Atlantis and its crew will deliver two control moment gyroscopes, equipment and EXPRESS Logistics Carrier 1 and 2 to the International Space Station. The mission will feature three spacewalks. Atlantis also will return station crew member Nicole Stott to Earth.
Wilmore (electrical engineering, ‘85, ‘94) will make history as the pilot of the final space shuttle crew rotation flight.
After Wilmore earned his bachelor's degree, he applied to the U.S. Navy, but he failed the physical because of a knee injury. He used his remaining year of eligibility to play football and attend graduate school.
After several more physicals, the Navy gave him a shot. By 1987, he was in Corpus Christi, Texas, flying A-4s for the Navy. He flew 21 missions in Desert Shield and Desert Storm, then conducted initial flight tests for the T-45, and later spent a year as a Navy Test Pilot School instructor.
After five years of flying F-18s and two more deployments, Wilmore became a test pilot instructor at Edwards Air Force Base as part of a Navy/Air Force exchange.

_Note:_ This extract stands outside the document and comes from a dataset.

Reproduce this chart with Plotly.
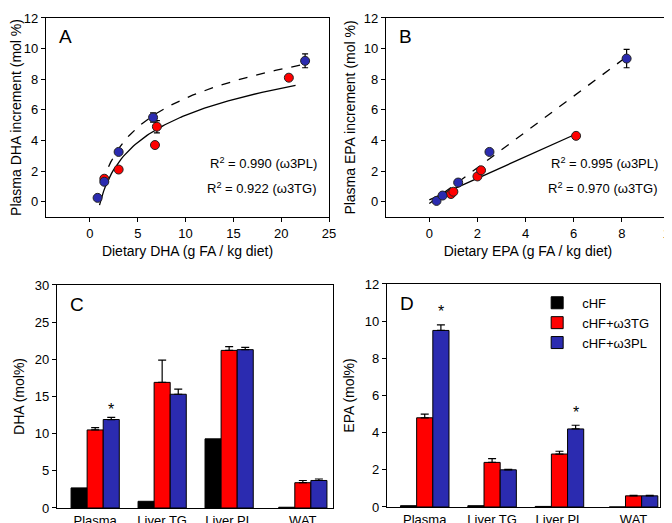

Chosen as an astronaut candidate in 2000, he spent two years in training and evaluation before being assigned technical duties representing the astronaut office on all propulsion systems issues including the space shuttle main engines, solid rocket motor, and external tank. He also served on the astronaut support team that traveled to the Kennedy Space Center, Fla., in support of launch and landing operations.
As a special bonus for TTU, the shuttle crew has scheduled a Nov. 22 downlink to speak to students, faculty and staff live from the International Space Station. Wilmore and the other members of the STS-129 shuttle crew will speak with and answer questions asked by selected students from TTU and area K-12 schools.
As with any shuttle launch, delays may affect the date of liftoff. In the event the launch date is moved back, the downlink will be delayed as well. Notification will be made about any changes in the schedule.
On the day of the event, the live space station downlink and the student interaction with the astronauts will be broadcast live on WCTE-TV, the local PBS station (channel 10 on Charter cable, 22 on Dish/Direct/antenna or on the second digital channel of any state-wide public television station). Details of the broadcast will be available on wcte.org or tntech.edu/stem.